[Rows from a dataset of charts and code]
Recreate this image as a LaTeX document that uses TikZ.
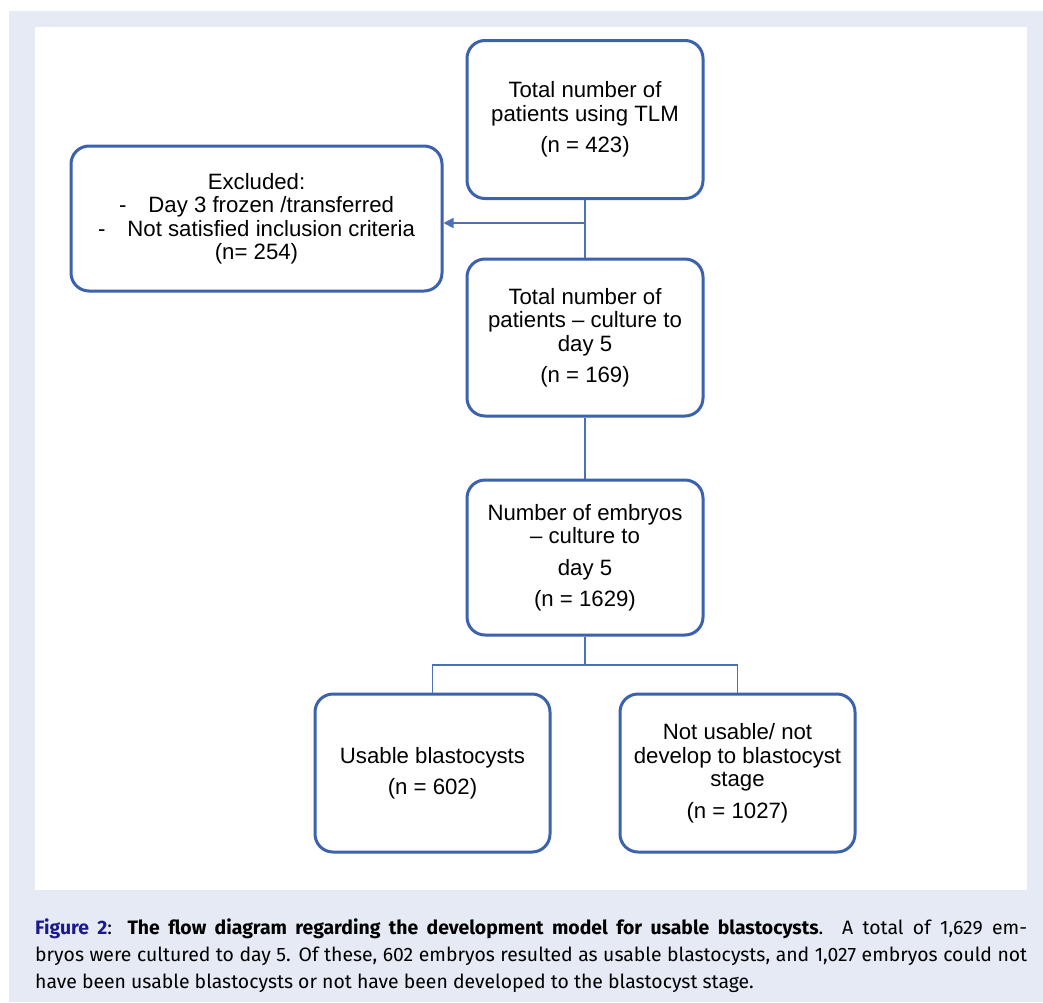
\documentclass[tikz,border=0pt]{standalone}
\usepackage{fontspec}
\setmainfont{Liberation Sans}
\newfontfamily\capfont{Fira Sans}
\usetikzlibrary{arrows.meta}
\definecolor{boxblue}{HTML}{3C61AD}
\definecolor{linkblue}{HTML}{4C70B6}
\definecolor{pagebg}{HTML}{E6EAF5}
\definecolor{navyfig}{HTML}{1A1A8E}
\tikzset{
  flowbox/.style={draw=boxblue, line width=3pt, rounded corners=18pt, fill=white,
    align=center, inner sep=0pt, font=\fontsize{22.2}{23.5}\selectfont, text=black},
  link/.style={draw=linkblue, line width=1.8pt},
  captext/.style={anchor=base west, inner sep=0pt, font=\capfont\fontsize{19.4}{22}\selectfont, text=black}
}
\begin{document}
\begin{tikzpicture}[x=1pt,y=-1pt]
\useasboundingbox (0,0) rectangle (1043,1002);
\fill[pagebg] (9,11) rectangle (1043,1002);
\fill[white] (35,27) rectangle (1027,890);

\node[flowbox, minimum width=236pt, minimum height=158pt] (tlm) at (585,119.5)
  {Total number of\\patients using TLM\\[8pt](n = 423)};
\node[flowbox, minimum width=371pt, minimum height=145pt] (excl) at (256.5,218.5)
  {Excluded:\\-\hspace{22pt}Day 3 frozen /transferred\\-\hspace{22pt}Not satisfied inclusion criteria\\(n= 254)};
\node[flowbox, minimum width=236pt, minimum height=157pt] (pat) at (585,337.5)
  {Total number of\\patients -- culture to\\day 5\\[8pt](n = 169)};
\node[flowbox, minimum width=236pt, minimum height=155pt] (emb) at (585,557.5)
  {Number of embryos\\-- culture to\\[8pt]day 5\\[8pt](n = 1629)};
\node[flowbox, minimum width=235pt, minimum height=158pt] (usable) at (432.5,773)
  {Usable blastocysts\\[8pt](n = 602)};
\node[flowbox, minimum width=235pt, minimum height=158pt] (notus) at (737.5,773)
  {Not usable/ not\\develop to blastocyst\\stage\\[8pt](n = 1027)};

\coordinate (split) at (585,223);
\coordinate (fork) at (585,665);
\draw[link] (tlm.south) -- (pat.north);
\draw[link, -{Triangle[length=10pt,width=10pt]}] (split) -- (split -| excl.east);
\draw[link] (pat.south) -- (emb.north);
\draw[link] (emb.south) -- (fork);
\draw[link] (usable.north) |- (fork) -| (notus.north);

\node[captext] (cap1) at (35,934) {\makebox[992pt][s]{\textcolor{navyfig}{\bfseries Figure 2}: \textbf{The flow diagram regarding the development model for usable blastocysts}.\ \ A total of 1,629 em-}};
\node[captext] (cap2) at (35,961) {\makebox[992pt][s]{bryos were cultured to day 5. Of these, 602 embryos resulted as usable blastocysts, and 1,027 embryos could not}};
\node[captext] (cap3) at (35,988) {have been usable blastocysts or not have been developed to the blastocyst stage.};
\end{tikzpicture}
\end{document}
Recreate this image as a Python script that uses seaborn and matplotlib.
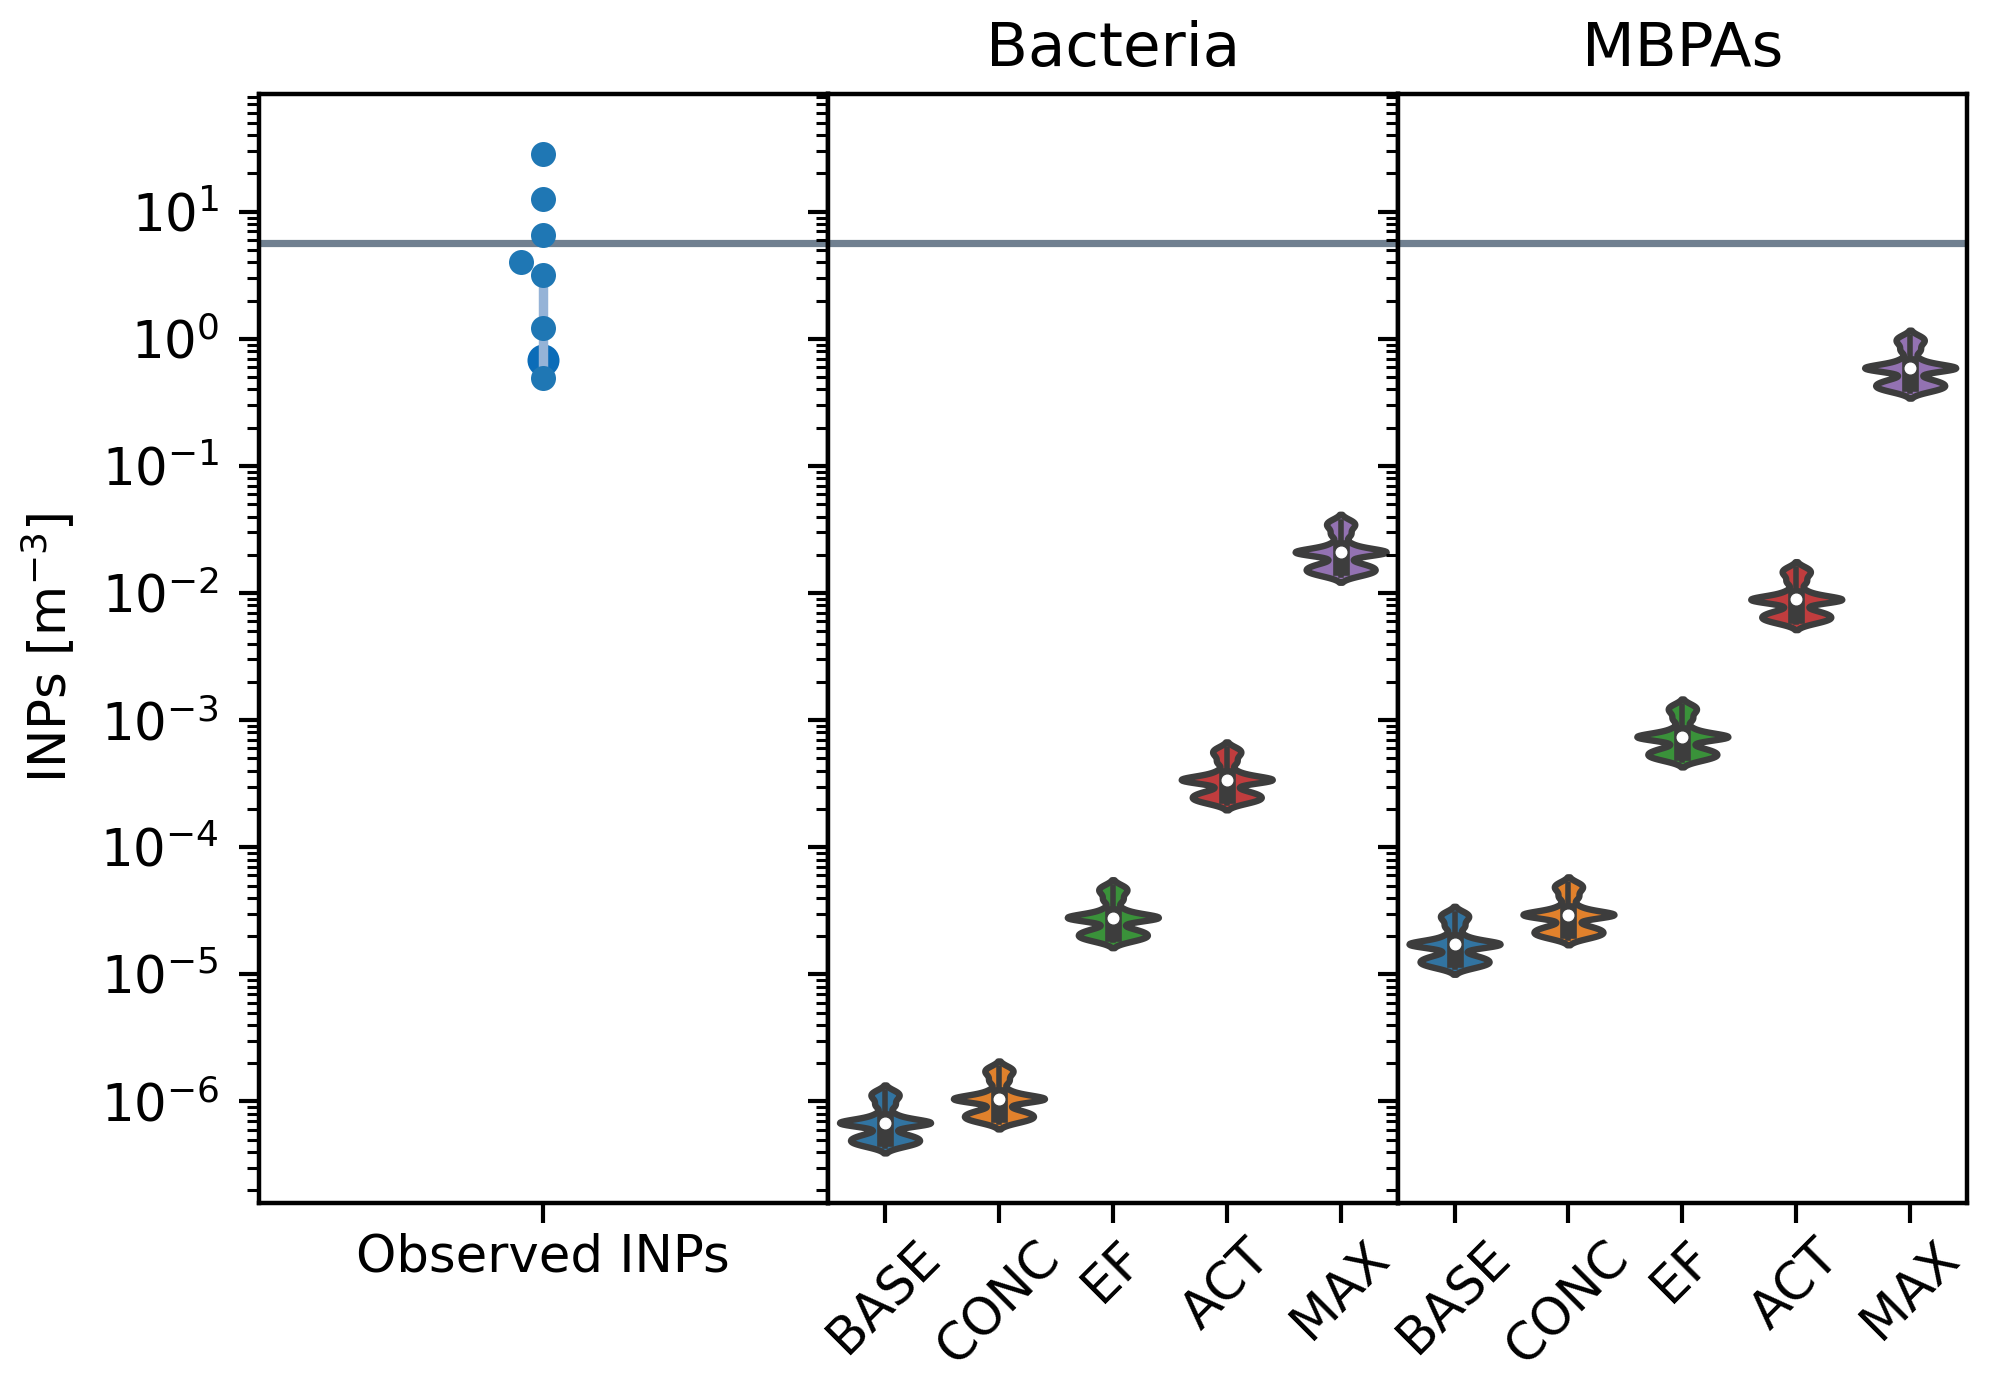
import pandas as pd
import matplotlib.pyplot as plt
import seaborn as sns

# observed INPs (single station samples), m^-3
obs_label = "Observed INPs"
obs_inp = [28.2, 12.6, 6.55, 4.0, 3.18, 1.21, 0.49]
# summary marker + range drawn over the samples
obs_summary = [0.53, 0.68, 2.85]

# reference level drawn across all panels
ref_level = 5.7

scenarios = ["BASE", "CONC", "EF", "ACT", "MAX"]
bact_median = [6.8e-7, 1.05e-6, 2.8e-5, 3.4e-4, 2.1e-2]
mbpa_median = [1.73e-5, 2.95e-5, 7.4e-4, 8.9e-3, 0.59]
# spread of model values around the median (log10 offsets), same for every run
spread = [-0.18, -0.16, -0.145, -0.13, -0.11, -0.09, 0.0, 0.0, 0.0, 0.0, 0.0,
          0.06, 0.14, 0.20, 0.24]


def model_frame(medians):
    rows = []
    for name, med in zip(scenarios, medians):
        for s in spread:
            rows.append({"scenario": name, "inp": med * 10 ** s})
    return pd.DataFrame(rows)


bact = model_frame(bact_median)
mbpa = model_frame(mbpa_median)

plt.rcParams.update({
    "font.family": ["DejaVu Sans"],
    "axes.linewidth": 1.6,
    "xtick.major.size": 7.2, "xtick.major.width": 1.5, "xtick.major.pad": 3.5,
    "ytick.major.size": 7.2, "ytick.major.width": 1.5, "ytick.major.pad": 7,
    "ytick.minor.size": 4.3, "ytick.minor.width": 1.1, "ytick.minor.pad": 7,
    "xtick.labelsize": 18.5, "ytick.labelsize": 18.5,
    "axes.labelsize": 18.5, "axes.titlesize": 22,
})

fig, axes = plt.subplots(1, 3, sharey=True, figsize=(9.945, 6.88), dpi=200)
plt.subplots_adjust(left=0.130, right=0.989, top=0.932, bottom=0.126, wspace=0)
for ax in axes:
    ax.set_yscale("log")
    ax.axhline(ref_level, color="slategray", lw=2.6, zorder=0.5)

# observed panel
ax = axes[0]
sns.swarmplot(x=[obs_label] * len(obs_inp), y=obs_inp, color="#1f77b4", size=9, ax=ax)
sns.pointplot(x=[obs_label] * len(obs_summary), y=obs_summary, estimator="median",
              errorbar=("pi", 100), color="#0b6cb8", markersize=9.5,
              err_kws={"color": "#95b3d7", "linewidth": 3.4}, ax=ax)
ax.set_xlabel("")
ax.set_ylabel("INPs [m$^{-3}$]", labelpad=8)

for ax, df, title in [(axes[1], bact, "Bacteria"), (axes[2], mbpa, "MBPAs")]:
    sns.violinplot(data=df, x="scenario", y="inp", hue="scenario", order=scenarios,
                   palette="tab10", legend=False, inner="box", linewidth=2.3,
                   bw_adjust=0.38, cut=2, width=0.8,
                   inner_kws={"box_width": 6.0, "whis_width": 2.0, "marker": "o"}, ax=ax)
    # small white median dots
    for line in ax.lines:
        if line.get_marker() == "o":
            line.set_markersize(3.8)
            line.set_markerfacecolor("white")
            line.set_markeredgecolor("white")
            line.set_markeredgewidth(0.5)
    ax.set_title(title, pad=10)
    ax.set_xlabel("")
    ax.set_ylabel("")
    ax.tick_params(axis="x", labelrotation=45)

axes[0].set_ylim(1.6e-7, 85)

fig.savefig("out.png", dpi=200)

## Written request
Make an exact copy of all entries above, dropping the images.

## Result of the exercise
Recreate this image as a LaTeX document that uses TikZ.
\documentclass[tikz,border=0pt]{standalone}
\usepackage{fontspec}
\setmainfont{Liberation Sans}
\newfontfamily\capfont{Fira Sans}
\usetikzlibrary{arrows.meta}
\definecolor{boxblue}{HTML}{3C61AD}
\definecolor{linkblue}{HTML}{4C70B6}
\definecolor{pagebg}{HTML}{E6EAF5}
\definecolor{navyfig}{HTML}{1A1A8E}
\tikzset{
  flowbox/.style={draw=boxblue, line width=3pt, rounded corners=18pt, fill=white,
    align=center, inner sep=0pt, font=\fontsize{22.2}{23.5}\selectfont, text=black},
  link/.style={draw=linkblue, line width=1.8pt},
  captext/.style={anchor=base west, inner sep=0pt, font=\capfont\fontsize{19.4}{22}\selectfont, text=black}
}
\begin{document}
\begin{tikzpicture}[x=1pt,y=-1pt]
\useasboundingbox (0,0) rectangle (1043,1002);
\fill[pagebg] (9,11) rectangle (1043,1002);
\fill[white] (35,27) rectangle (1027,890);

\node[flowbox, minimum width=236pt, minimum height=158pt] (tlm) at (585,119.5)
  {Total number of\\patients using TLM\\[8pt](n = 423)};
\node[flowbox, minimum width=371pt, minimum height=145pt] (excl) at (256.5,218.5)
  {Excluded:\\-\hspace{22pt}Day 3 frozen /transferred\\-\hspace{22pt}Not satisfied inclusion criteria\\(n= 254)};
\node[flowbox, minimum width=236pt, minimum height=157pt] (pat) at (585,337.5)
  {Total number of\\patients -- culture to\\day 5\\[8pt](n = 169)};
\node[flowbox, minimum width=236pt, minimum height=155pt] (emb) at (585,557.5)
  {Number of embryos\\-- culture to\\[8pt]day 5\\[8pt](n = 1629)};
\node[flowbox, minimum width=235pt, minimum height=158pt] (usable) at (432.5,773)
  {Usable blastocysts\\[8pt](n = 602)};
\node[flowbox, minimum width=235pt, minimum height=158pt] (notus) at (737.5,773)
  {Not usable/ not\\develop to blastocyst\\stage\\[8pt](n = 1027)};

\coordinate (split) at (585,223);
\coordinate (fork) at (585,665);
\draw[link] (tlm.south) -- (pat.north);
\draw[link, -{Triangle[length=10pt,width=10pt]}] (split) -- (split -| excl.east);
\draw[link] (pat.south) -- (emb.north);
\draw[link] (emb.south) -- (fork);
\draw[link] (usable.north) |- (fork) -| (notus.north);

\node[captext] (cap1) at (35,934) {\makebox[992pt][s]{\textcolor{navyfig}{\bfseries Figure 2}: \textbf{The flow diagram regarding the development model for usable blastocysts}.\ \ A total of 1,629 em-}};
\node[captext] (cap2) at (35,961) {\makebox[992pt][s]{bryos were cultured to day 5. Of these, 602 embryos resulted as usable blastocysts, and 1,027 embryos could not}};
\node[captext] (cap3) at (35,988) {have been usable blastocysts or not have been developed to the blastocyst stage.};
\end{tikzpicture}
\end{document}
Recreate this image as a Python script that uses seaborn and matplotlib.
import pandas as pd
import matplotlib.pyplot as plt
import seaborn as sns

# observed INPs (single station samples), m^-3
obs_label = "Observed INPs"
obs_inp = [28.2, 12.6, 6.55, 4.0, 3.18, 1.21, 0.49]
# summary marker + range drawn over the samples
obs_summary = [0.53, 0.68, 2.85]

# reference level drawn across all panels
ref_level = 5.7

scenarios = ["BASE", "CONC", "EF", "ACT", "MAX"]
bact_median = [6.8e-7, 1.05e-6, 2.8e-5, 3.4e-4, 2.1e-2]
mbpa_median = [1.73e-5, 2.95e-5, 7.4e-4, 8.9e-3, 0.59]
# spread of model values around the median (log10 offsets), same for every run
spread = [-0.18, -0.16, -0.145, -0.13, -0.11, -0.09, 0.0, 0.0, 0.0, 0.0, 0.0,
          0.06, 0.14, 0.20, 0.24]


def model_frame(medians):
    rows = []
    for name, med in zip(scenarios, medians):
        for s in spread:
            rows.append({"scenario": name, "inp": med * 10 ** s})
    return pd.DataFrame(rows)


bact = model_frame(bact_median)
mbpa = model_frame(mbpa_median)

plt.rcParams.update({
    "font.family": ["DejaVu Sans"],
    "axes.linewidth": 1.6,
    "xtick.major.size": 7.2, "xtick.major.width": 1.5, "xtick.major.pad": 3.5,
    "ytick.major.size": 7.2, "ytick.major.width": 1.5, "ytick.major.pad": 7,
    "ytick.minor.size": 4.3, "ytick.minor.width": 1.1, "ytick.minor.pad": 7,
    "xtick.labelsize": 18.5, "ytick.labelsize": 18.5,
    "axes.labelsize": 18.5, "axes.titlesize": 22,
})

fig, axes = plt.subplots(1, 3, sharey=True, figsize=(9.945, 6.88), dpi=200)
plt.subplots_adjust(left=0.130, right=0.989, top=0.932, bottom=0.126, wspace=0)
for ax in axes:
    ax.set_yscale("log")
    ax.axhline(ref_level, color="slategray", lw=2.6, zorder=0.5)

# observed panel
ax = axes[0]
sns.swarmplot(x=[obs_label] * len(obs_inp), y=obs_inp, color="#1f77b4", size=9, ax=ax)
sns.pointplot(x=[obs_label] * len(obs_summary), y=obs_summary, estimator="median",
              errorbar=("pi", 100), color="#0b6cb8", markersize=9.5,
              err_kws={"color": "#95b3d7", "linewidth": 3.4}, ax=ax)
ax.set_xlabel("")
ax.set_ylabel("INPs [m$^{-3}$]", labelpad=8)

for ax, df, title in [(axes[1], bact, "Bacteria"), (axes[2], mbpa, "MBPAs")]:
    sns.violinplot(data=df, x="scenario", y="inp", hue="scenario", order=scenarios,
                   palette="tab10", legend=False, inner="box", linewidth=2.3,
                   bw_adjust=0.38, cut=2, width=0.8,
                   inner_kws={"box_width": 6.0, "whis_width": 2.0, "marker": "o"}, ax=ax)
    # small white median dots
    for line in ax.lines:
        if line.get_marker() == "o":
            line.set_markersize(3.8)
            line.set_markerfacecolor("white")
            line.set_markeredgecolor("white")
            line.set_markeredgewidth(0.5)
    ax.set_title(title, pad=10)
    ax.set_xlabel("")
    ax.set_ylabel("")
    ax.tick_params(axis="x", labelrotation=45)

axes[0].set_ylim(1.6e-7, 85)

fig.savefig("out.png", dpi=200)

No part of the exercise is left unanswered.